The story is told from the perspective of an innocent fourteen-year-old Charlie Fox who refers his father but begins to doubt him and then despise him at the end when he’s put the family in grave danger. Upon their arrival in “La Ceiba” Allie buys a settlement called “Jeronimo” and they travel us the river where he inspires local Creoles and Zambus—the local indigenous group, to transform the overgrown settlement into a thriving community in the tradition of Henry Thoreau’s, “Walden Pond”. He then builds a huge ice-making machine, “Fat Boy” powered by hydrogen and ammonia and takes it up river to isolated indigenous groups only to find they’d been “corrupted” by missionaries. Upon his return three “slaves” appear to threaten Allie’s community so he tricks them into a freezer which blows up and pollutes the local river.
Escaping the explosion, although Allie is injured, he takes his family down yet another river in search of a more independent way of life from technology.
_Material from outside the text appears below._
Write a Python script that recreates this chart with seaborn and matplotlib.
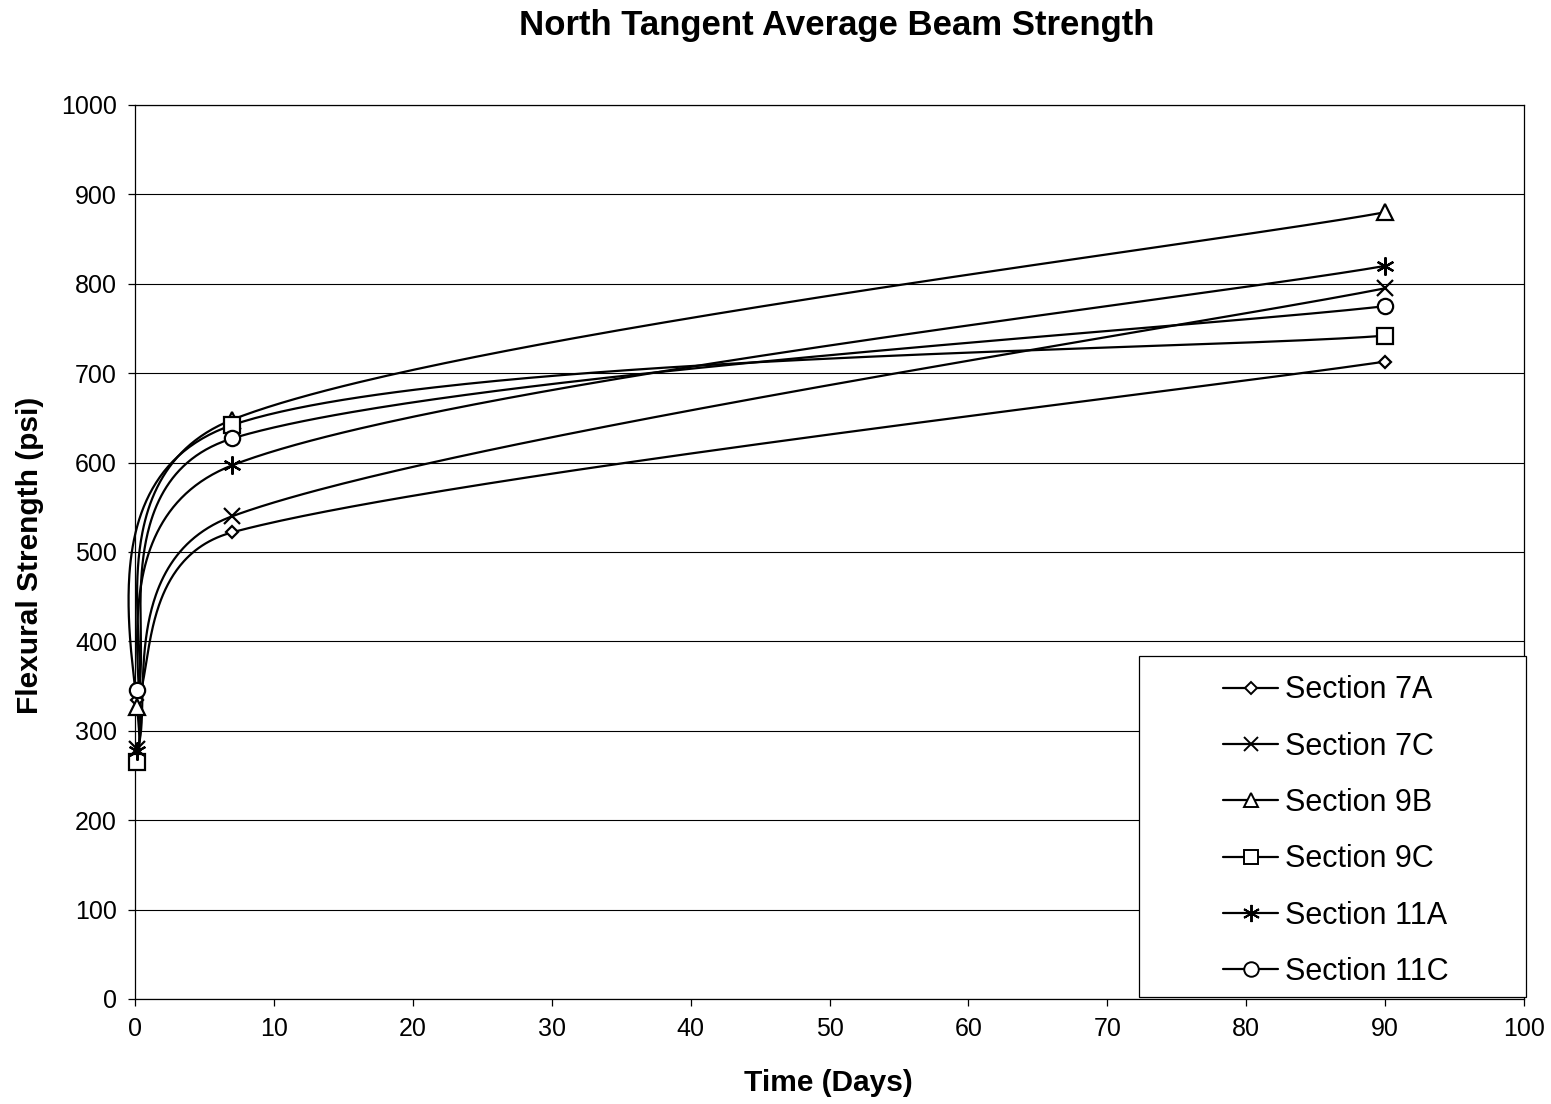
import numpy as np
import pandas as pd
import matplotlib
matplotlib.use("Agg")
import matplotlib.pyplot as plt
import seaborn as sns
from matplotlib.lines import Line2D
from matplotlib.patches import Rectangle

# ---------------- data ----------------
days = [0.17, 7, 90]
series_names = ["Section 7A", "Section 7C", "Section 9B", "Section 9C", "Section 11A", "Section 11C"]
s7A = [335, 522, 713]
s7C = [280, 540, 795]
s9B = [327, 648, 880]
s9C = [265, 642, 742]
s11A = [277, 597, 820]
s11C = [346, 627, 775]
x_ticks = [0, 10, 20, 30, 40, 50, 60, 70, 80, 90, 100]
y_ticks = [0, 100, 200, 300, 400, 500, 600, 700, 800, 900, 1000]

values = {"Section 7A": s7A, "Section 7C": s7C, "Section 9B": s9B,
          "Section 9C": s9C, "Section 11A": s11A, "Section 11C": s11C}

# marker styles
markers = {"Section 7A": ("D", 6.5), "Section 7C": ("x", 11), "Section 9B": ("^", 11),
           "Section 9C": ("s", 11), "Section 11A": ((6, 2, 0), 13), "Section 11C": ("o", 11)}

sns.set_style("white")
plt.rcParams["font.family"] = ["Liberation Sans", "DejaVu Sans"]
plt.rcParams["text.color"] = "black"
plt.rcParams["axes.labelcolor"] = "black"
plt.rcParams["xtick.color"] = "black"
plt.rcParams["ytick.color"] = "black"

W, H = 1551, 1104
fig = plt.figure(figsize=(W / 100, H / 100), dpi=100)
ax = fig.add_axes([135 / W, 1 - 999 / H, (1524 - 135) / W, (999 - 105) / H])
ax.set_xlim(0, 100)
ax.set_ylim(0, 1000)
ax.set_xticks(x_ticks)
ax.set_yticks(y_ticks)
ax.yaxis.grid(True, color="black", linewidth=0.8)
ax.xaxis.grid(False)
ax.set_axisbelow(True)
for s in ax.spines.values():
    s.set_color("black")
    s.set_linewidth(0.9)
ax.tick_params(axis="both", direction="out", length=5, width=0.9, color="black",
               labelsize=18, labelcolor="black")
ax.tick_params(axis="x", pad=8)
ax.tick_params(axis="y", pad=8)
ax.tick_params(bottom=True, left=True)


def excel_smooth(xs, ys, n=120):
    """Excel-style smoothed line: cubic Bezier segments, control points computed in display space."""
    pts = ax.transData.transform(np.column_stack([xs, ys]))
    out = []
    m = len(pts)
    for i in range(m - 1):
        p1 = pts[i]
        p2 = pts[i + 1]
        p0 = pts[i - 1] if i > 0 else p1
        p3 = pts[i + 2] if i + 2 < m else p2
        d02 = np.linalg.norm(p2 - p0)
        d12 = np.linalg.norm(p2 - p1)
        d13 = np.linalg.norm(p3 - p1)
        f = 1 / 6
        f0 = f if d02 / 6 < d12 / 2 else (d12 / (2 * d02) if d02 > 0 else 0)
        f1 = f if d13 / 6 < d12 / 2 else (d12 / (2 * d13) if d13 > 0 else 0)
        c1 = p1 + f0 * (p2 - p0)
        c2 = p2 - f1 * (p3 - p1)
        t = np.linspace(0, 1, n)[:, None]
        seg = ((1 - t) ** 3) * p1 + 3 * ((1 - t) ** 2) * t * c1 + 3 * (1 - t) * t ** 2 * c2 + t ** 3 * p2
        if i > 0:
            seg = seg[1:]
        out.append(seg)
    disp = np.vstack(out)
    data = ax.transData.inverted().transform(disp)
    return data[:, 0], data[:, 1]


rows = []
for name in series_names:
    sx, sy = excel_smooth(days, values[name])
    for k, (a, b) in enumerate(zip(sx, sy)):
        rows.append({"series": name, "order": k, "x": a, "y": b})
curves = pd.DataFrame(rows)

for name in series_names:
    sub = curves[curves["series"] == name]
    sns.lineplot(data=sub, x="x", y="y", sort=False, estimator=None, color="black",
                 linewidth=1.6, ax=ax, legend=False, clip_on=False)

for name in series_names:
    mk, ms = markers[name]
    ax.plot(days, values[name], linestyle="none", marker=mk, markersize=ms,
            markerfacecolor="white", markeredgecolor="black", markeredgewidth=1.6,
            clip_on=False, zorder=5)

ax.set_xlabel("")
ax.set_ylabel("")

# titles / labels
fig.text(837 / W, 1 - 26 / H, "North Tangent Average Beam Strength", ha="center", va="center",
         fontsize=25, fontweight="bold")
fig.text(828 / W, 1 - 1083 / H, "Time (Days)", ha="center", va="center",
         fontsize=21.5, fontweight="bold")
fig.text(30 / W, 1 - 555 / H, "Flexural Strength (psi)", ha="center", va="center",
         fontsize=21.5, fontweight="bold", rotation=90)

# legend box
box = Rectangle((1139 / W, 1 - 997 / H), (1526 - 1139) / W, (997 - 656) / H,
                transform=fig.transFigure, facecolor="white", edgecolor="black",
                linewidth=0.9, zorder=10)
fig.add_artist(box)
handles = []
for name in series_names:
    mk, ms = markers[name]
    handles.append(Line2D([0], [0], color="black", linewidth=1.6, marker=mk,
                          markersize=ms * 0.95, markerfacecolor="white",
                          markeredgecolor="black", markeredgewidth=1.4))
leg = fig.legend(handles, series_names, loc="upper left",
                 bbox_to_anchor=(1199 / W, 1 - 651 / H), frameon=False,
                 fontsize=22, handlelength=1.8, handletextpad=0.2,
                 labelspacing=0.86, borderpad=0.3)
leg.set_zorder(11)

fig.savefig("out.png", dpi=100, facecolor="white")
After going against the flow of the river Allie concludes, “that Mosquito Coast is a dead loss…there’s death down there…Everything broken, rotten and dead is on that stream and being pulled down to the coast… I’ve been fighting the current all along”. His two sons want to return to America, but Allie tells them that it had been destroyed by a nuclear holocaust.
After passing several abandoned villages destroyed by a recent tropical story Allie finds that the missionaries he despised, the “Spellgoods” had set up a mission settlement complete with landing strip and church. Incensed by the missionary’s impact on the surroundings, Allie blows up the airplane and generator but is shot by Rev. Spellgood. The family drags Allie into a jeep and head for the coast where he dies but the family is able to reach La Ceiba and return safely to America.
After Allie’s death, his son Charlie describes his reaction,
“….Our boat was small, and it hung precariously on a line in the middle of the river—on air, it seemed. But I had never felt safer. Father was gone. How quiet it was here. Doubt, death, grief—they had passed like the shadow of bird’s wing brushing us. Now—after how long?—we had forgotten that shadow. We were free.”
In the “By the Book” interview, Theroux claimed that Allie’s character,”….was sort of homage to my father, the children the same ages and temperaments of my two boys then…” When asked in an interview for “The Atlantic” if the main character was in fact based on him he said, “Harrison Ford played Allie Fox not me. Allie is based on many people I know and even Pap, Huck Finn’s father. “
In my research on fellow author Moritz Thomsen (author of “Living Poor”), I came across a passage from Clay Morgan who was a friend of Theroux in which he says that Thomsen was in fact the inspiration for the main character. And in a letter from Tom Miller dated June 19th, 1993, to a Returned Peace Corps Volunteer author and friend of Thomsen, Page Stegner, Miller reveals, “…as Theroux quite openly acknowledges, the seeds for “Mosquito Coast” was an all-night session with Moritz talking about his unresolved feelings about his Dad…”
The author has never confirmed this connection although I’ve asked, but Thomsen was a contrarian, Returned Peace Corps Volunteer in Ecuador where he lived for over 25 years and he wrote several books loaded with examples of new technologies he introduced in the Pacific coast which failed and his attempts to establish more productive communities through the formation of cooperatives also failed. The hate relationship with his father was graphically described in his last book, “My Two Wars” so I give the claim credence although I agree with Theroux’s assertion that the main character was a compilation of various people.
Theroux’s book is excellent on so many levels and represents a serious act of imagination which just happened to form an exceptional story on which to base a movie.